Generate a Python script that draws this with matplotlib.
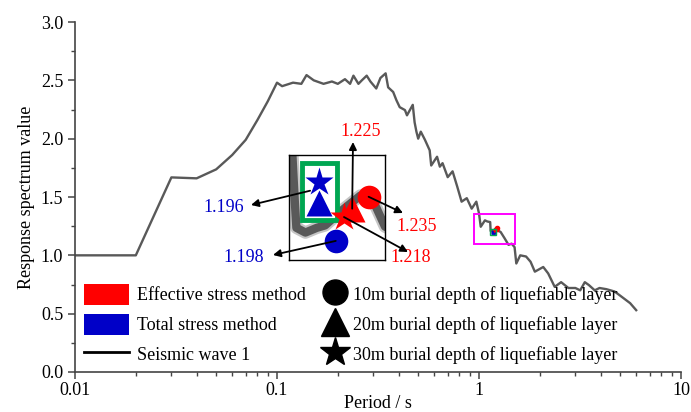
import numpy as np
import matplotlib.pyplot as plt
from matplotlib.patches import Patch, Rectangle
from matplotlib.lines import Line2D
import matplotlib.transforms as mtransforms
from matplotlib.ticker import FixedLocator, MultipleLocator, LogLocator, NullFormatter

plt.rcParams['font.family'] = ['Liberation Serif', 'DejaVu Serif']
plt.rcParams['font.size'] = 13

# response spectrum of seismic wave 1
period = [0.01, 0.02, 0.03, 0.04, 0.05, 0.06, 0.07, 0.08, 0.09, 0.1, 0.106, 0.12, 0.132,
          0.14, 0.152, 0.17, 0.187, 0.2, 0.217, 0.23, 0.239, 0.253, 0.263, 0.278, 0.29,
          0.31, 0.325, 0.345, 0.355, 0.376, 0.39, 0.405, 0.43, 0.44, 0.47, 0.48, 0.49,
          0.5, 0.515, 0.54, 0.57, 0.58, 0.62, 0.64, 0.66, 0.7, 0.74, 0.78, 0.82, 0.87,
          0.92, 0.97, 1.0, 1.02, 1.07, 1.1, 1.136, 1.14, 1.142, 1.153, 1.167, 1.177,
          1.2, 1.22, 1.238, 1.25, 1.28, 1.34, 1.4, 1.45, 1.5, 1.53, 1.6, 1.71, 1.8,
          1.89, 2.08, 2.2, 2.37, 2.55, 2.77, 3.0, 3.17, 3.34, 3.5, 3.74, 3.95, 4.27,
          4.69, 4.95, 5.6, 6.0]
spectrum = [1.0, 1.0, 1.668, 1.66, 1.737, 1.86, 1.99, 2.16, 2.32, 2.48, 2.45, 2.48, 2.47,
            2.545, 2.5, 2.47, 2.49, 2.47, 2.51, 2.47, 2.54, 2.47, 2.5, 2.54, 2.49,
            2.43, 2.52, 2.56, 2.44, 2.4, 2.33, 2.27, 2.245, 2.2, 2.29, 2.14, 2.06,
            2.0, 2.06, 1.99, 1.9, 1.77, 1.845, 1.76, 1.79, 1.67, 1.72, 1.59, 1.46, 1.49,
            1.4, 1.46, 1.36, 1.245, 1.3, 1.29, 1.285, 1.232, 1.209, 1.205, 1.209, 1.211,
            1.225, 1.236, 1.228, 1.21, 1.2, 1.145, 1.09, 1.1, 1.07, 0.93, 1.0, 0.99, 0.945,
            0.86, 0.9, 0.845, 0.73, 0.77, 0.72, 0.72, 0.7, 0.77, 0.745, 0.7, 0.72, 0.71,
            0.69, 0.66, 0.59, 0.53]

# peak response for the three burial depths (10 m, 20 m, 30 m)
depths = ['10m', '20m', '30m']
total_period = [1.19, 1.17, 1.17]
total_value = [1.198, 1.196, 1.196]
effective_period = [1.23, 1.21, 1.20]
effective_value = [1.235, 1.225, 1.218]

depth_markers = ['o', '^', '*']
red = '#ff0000'
blue = '#0000c8'
curve_grey = '#595959'

zoom_period = (0.944, 1.507)
zoom_value = (1.097, 1.354)

fig = plt.figure(figsize=(6.91, 4.12), dpi=100)
ax = fig.add_axes([75 / 691, 40 / 412, 606 / 691, 350 / 412])
ax.set_zorder(3)
ax.patch.set_visible(False)

ax.plot(period, spectrum, color=curve_grey, lw=1.7, zorder=2)
for m, tp, tv, ep, ev in zip(depth_markers, total_period, total_value,
                             effective_period, effective_value):
    ax.plot(tp, tv, m, color=blue, ms=2.5, zorder=3)
    ax.plot(ep, ev, m, color=red, ms=3, zorder=3)
ax.plot(total_period[1], total_value[1], 's', mfc='none', mec='#00a651', ms=4, mew=1, zorder=3)
ax.add_patch(Rectangle((zoom_period[0], zoom_value[0]), zoom_period[1] - zoom_period[0],
                       zoom_value[1] - zoom_value[0], fill=False, ec='#ff00ff', lw=1.4, zorder=4))

ax.set_xscale('log')
ax.set_xlim(0.01, 10)
ax.set_ylim(0, 3.0)
ax.xaxis.set_major_locator(FixedLocator([0.01, 0.1, 1, 10]))
ax.set_xticklabels(['0.01', '0.1', '1', '10'])
ax.xaxis.set_minor_locator(LogLocator(base=10, subs=np.arange(2, 10)))
ax.xaxis.set_minor_formatter(NullFormatter())
ax.yaxis.set_major_locator(MultipleLocator(0.5))
ax.yaxis.set_minor_locator(MultipleLocator(0.25))
ax.yaxis.set_major_formatter(plt.FormatStrFormatter('%.1f'))
for side in ['top', 'right']:
    ax.spines[side].set_visible(False)
for side in ['left', 'bottom']:
    ax.spines[side].set_color('#444444')
    ax.spines[side].set_linewidth(1.2)
ax.tick_params(which='major', direction='out', length=5, width=1.1, color='#444444', labelsize=13)
ax.tick_params(axis='x', which='major', pad=2)
ax.tick_params(which='minor', direction='out', length=3, width=1.0, color='#444444')
ax.set_xlabel('Period / s', fontsize=13, labelpad=-3)
ax.set_ylabel('Response spectrum value', fontsize=13, labelpad=4)

# magnified view of the peak region
ins = fig.add_axes([289 / 691, 152 / 412, 96 / 691, 105 / 412])
ins.set_zorder(1)
ins.set_xlim(1.133, 1.25)
ins.set_ylim(1.182, 1.270)
ins.set_xticks([])
ins.set_yticks([])
for s in ins.spines.values():
    s.set_linewidth(1.0)
ins.plot(period, spectrum, color=curve_grey, lw=9, alpha=0.35, solid_capstyle='round', zorder=1)
ins.plot(period, spectrum, color=curve_grey, lw=6, solid_capstyle='round', zorder=1)
ins.add_patch(Rectangle((0.139, 0.381), 0.358, 0.54, transform=ins.transAxes,
                        fc='white', ec='#00a651', lw=3.5, zorder=2))

# the two equal 20 m / 30 m total-stress results are stacked inside the green box
stack_shift = {'^': 29, '*': 44}
marker_size = {'o': 17, '^': 19, '*': 21}
for m, tp, tv, ep, ev in zip(depth_markers, total_period, total_value,
                             effective_period, effective_value):
    tr = ins.transData
    if m in stack_shift:
        tr = tr + mtransforms.ScaledTranslation(0, stack_shift[m] / 72, fig.dpi_scale_trans)
    ins.plot(tp, tv, m, color=blue, ms=marker_size[m], mec='none', transform=tr, zorder=3)
    ins.plot(ep, ev, m, color=red, ms=marker_size[m], mec='none', zorder=4)


def frac(px, py):
    return ((px - 75) / 606, (372 - py) / 350)


arrow = dict(arrowstyle='-|>', color='k', lw=1.3, mutation_scale=11, shrinkA=0, shrinkB=0)

# value labels with arrows from the magnified markers
ax.annotate('', xy=frac(251, 205), xycoords='axes fraction',
            xytext=(0.22, 0.66), textcoords=ins.transAxes, arrowprops=arrow, zorder=6)
ax.text(*frac(244, 207), f'{total_value[1]:.3f}', transform=ax.transAxes, color=blue,
        ha='right', va='center', fontsize=13)

ax.annotate('', xy=frac(273, 255), xycoords='axes fraction',
            xytext=(total_period[0], total_value[0]), textcoords=ins.transData,
            arrowprops=arrow, zorder=6)
ax.text(*frac(264, 257), f'{total_value[0]:.3f}', transform=ax.transAxes, color=blue,
        ha='right', va='center', fontsize=13)

ax.annotate('', xy=frac(353, 142), xycoords='axes fraction',
            xytext=(effective_period[1], effective_value[1]), textcoords=ins.transData,
            arrowprops=arrow, zorder=6)
ax.text(*frac(361, 132), f'{effective_value[1]:.3f}', transform=ax.transAxes, color=red,
        ha='center', va='center', fontsize=13)

ax.annotate('', xy=frac(403, 213), xycoords='axes fraction',
            xytext=(effective_period[0], effective_value[0]), textcoords=ins.transData,
            arrowprops=arrow, zorder=6)
ax.text(*frac(396, 226), f'{effective_value[0]:.3f}', transform=ax.transAxes, color=red,
        ha='left', va='center', fontsize=13)

ax.annotate('', xy=frac(408, 252), xycoords='axes fraction',
            xytext=(effective_period[2], effective_value[2]), textcoords=ins.transData,
            arrowprops=arrow, zorder=6)
ax.text(*frac(390, 258), f'{effective_value[2]:.3f}', transform=ax.transAxes, color=red,
        ha='left', va='center', fontsize=13)

# legends
method_handles = [Patch(fc=red, ec='none'), Patch(fc=blue, ec='none'),
                  Line2D([], [], color='k', lw=2)]
method_labels = ['Effective stress method', 'Total stress method', 'Seismic wave 1']
leg1 = ax.legend(method_handles, method_labels, loc='upper left', bbox_to_anchor=frac(84, 284),
                 frameon=False, borderpad=0, borderaxespad=0, handlelength=2.5,
                 handleheight=1.4, handletextpad=0.45, labelspacing=0.5, fontsize=13)
ax.add_artist(leg1)

depth_handles = [Line2D([], [], ls='none', marker=m, color='k', ms=marker_size[m] + 1)
                 for m in depth_markers]
depth_labels = [f'{d} burial depth of liquefiable layer' for d in depths]
ax.legend(depth_handles, depth_labels, loc='upper left', bbox_to_anchor=frac(322, 284),
          frameon=False, borderpad=0, borderaxespad=0, handlelength=1.4,
          handleheight=1.4, handletextpad=0.3, labelspacing=0.5, fontsize=13)

fig.savefig('out.png', dpi=100)
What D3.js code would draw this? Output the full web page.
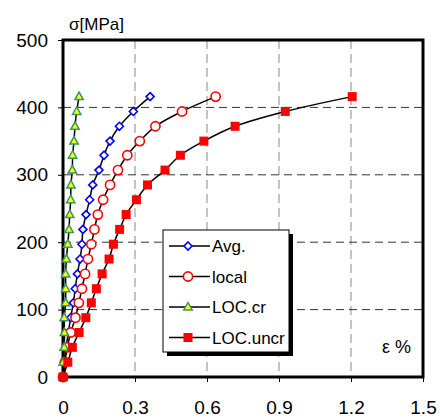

PROMPT:
From the opening line of the listing above through the line bearing "from matplotlib.ticker import", repeat each line exactly. Drop every picture.

ANSWER TO THE EXERCISE:
Generate a Python script that draws this with matplotlib.
import numpy as np
import matplotlib.pyplot as plt
from matplotlib.patches import Patch, Rectangle
from matplotlib.lines import Line2D
import matplotlib.transforms as mtransforms
from matplotlib.ticker import FixedLocator, MultipleLocator, LogLocator, NullFormatter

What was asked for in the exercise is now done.